Der 83-jährige Regisseur Ken Loach (»The wind that shakes the barley”, »Ich, Daniel Blake«) ist das Urgestein des engagierten und dezidiert linken britischen Kinos. In gewisser Weise ein Bernie Sanders der Filmkunst. Man wundert sich, dass es »so jemanden« überhaupt noch gibt und dass er so lange durchhält. Wie so oft, ergreift Loach bedingungslos Partei für Menschen am unteren Rand der Gesellschaft, für Arme und Entrechtete, und legt die Finger auf die Wunden der selbstgerechten »christlich-abendländischen« Gesellschaften. Zwischen undurchsichtigem »Freelancing« als Paketlieferant und den prekären Arbeitsbedingungen einer Krankenpflegerin etabliert Ken Loachs neuester Film »Sorry we missed you« das Narrativ einer Familie in Bedrängnis und doch in Beständigkeit. Ania Gleich, www.skug.at

»Sorry we missed you«, der Nachfolger von »I, Daniel Blake« des Regisseurs Kevin Loach und Drehbuchautors Paul Laverty, setzt mit seiner Thematisierung von prekären Scheinselbstständigkeiten im größeren Kontext von Amazon und Co. thematisch gewissermaßen noch einen drauf. Nach Loachs Vorgänger, der die problematischen Zustände rund um Arbeitslosenunterstützung im heutigen England behandelt, zeigt uns der 83-jährige Brite in seinem aktuellen Film, wie weit eine Familie zusammenhalten kann, wenn Arbeit eine existentielle Grundlage ist und zugleich an eben diesen Grundfesten rüttelt.

Blurred Lines
Anstatt sich nur eines der problematischen Arbeitsfelder anzunehmen, macht Loach den Spagat, indem er eine Familiensituation schildert, in der beide Elternteile gleichermaßen dazu gezwungen sind, sich mit ausbeuterischen Arbeitsbedingungen herumzuschlagen. Ricky (Kris Hitchen) muss sich als ehemaliger Bauarbeiter in Newcastle nach dem Verlust seines Jobs nach einer neuen Arbeit umsehen. Über einen Freund kommt er dazu, sich als »Freelancer« bei einem Paketauslieferungsunternehmen zu bewerben. Es wird schnell klar, dass diese scheinbare Selbstständigkeit durchsetzt ist von Stolperfallen, die ihm von seinem Arbeitgeber fast schon täglich vor die Füße gelegt werden. Schnell realisiert er, wie unfrei er eigentlich ist.

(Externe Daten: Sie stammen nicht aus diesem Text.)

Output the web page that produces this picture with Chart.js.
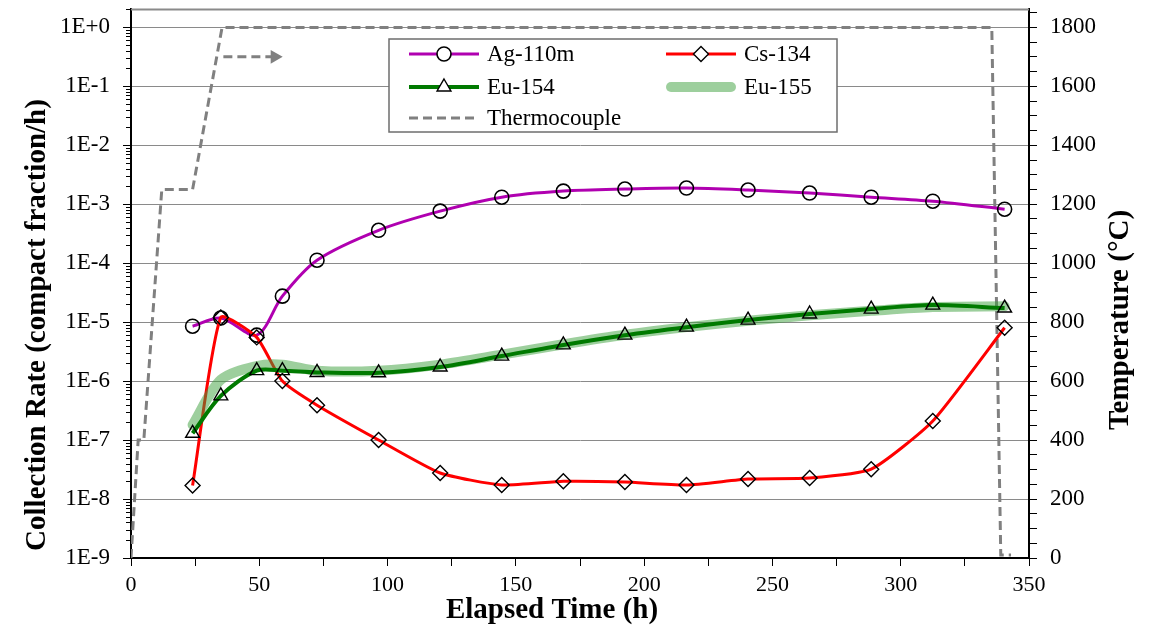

Gleichermaßen prekär ist die Situation seiner Frau Abbie (Debbie Honeywood), die, als häusliche Pflegerin beschäftigt, in ihren ebenfalls inoffiziellen 12-und-mehr-Stunden-Diensten an die Grenzen ihrer psychischen Kapazitäten getrieben wird. In diesem schweren thematischen Umfeld erzählt Ken Loach gleichzeitig auch die Geschichte einer Familie, die wie eine ständig spontan reagierende Projektionsfläche für die Eltern aufscheint.

Ein Universum in der Nussschale
Was den Film besonders auszeichnet, ist jedoch nicht nur das absolut direkte Vor-Augen-Halten dieser noch heutzutage meist »übersehenen« Lebensrealitäten, sondern vielmehr, was er im Subtext erzählt: wieviel es bedeutet, wenn Menschen zu »bloßen Mitteln« reduziert werden und doch zugleich die Mittel aufbringen müssen, um eine familiäre Existenz aufrechtzuerhalten. Die Ambiguität, die die Hauptcharaktere in dieser Weise in sich tragen, wird wundervoll durch die beiden Kinder Seb (Rhys Stone) und Liza Jane (Katie Proctor) konterkariert, die in gleichen Maßen die Frustration in dieser Aussichtslosigkeit auffangen müssen und dennoch auf ihre Weise abprallen lassen. Immer wenn der*die Zuschauer*in glaubt, die Familie würde an die Grenzen ihrer Widerstandsfähigkeit geraten, folgt eine Sequenz, in der klar wird, wie essenziell diese Familie gerade durch die vielen äußeren Konfrontationen zusammengehalten wird.

Es ist absolut gerechtfertigt, Loachs Film als pessimistische Kritik an einem unmenschlichen »liberalen« Kapitalismus zu betrachten. Dennoch soll hier herausgestrichen werden, dass diese Lesart die andere Seite vernachlässigt, in der der Film etwas sehr viel Fundamentaleres über unseren Umgang miteinander und füreinander erzählt – ausgehend vom Mikrokosmos einer Familie. Der Titel »Sorry we missed you«, der auf die übliche Meldung des Zustellers verweist, wenn man zur Ankunft des erwünschten Pakets nicht zu Hause war, suggeriert in diesem Sinne doch auch etwas anderes: nämlich die Abwesenheit, die entsteht, wenn die Leere eines entmenschlichten Systems übergreift und nichts anderes übrig lässt als dumpfe Erschöpfung. Dann erst kommt der Punkt, an dem wir uns umdrehen und fragen, wo wir uns als Menschen verloren haben.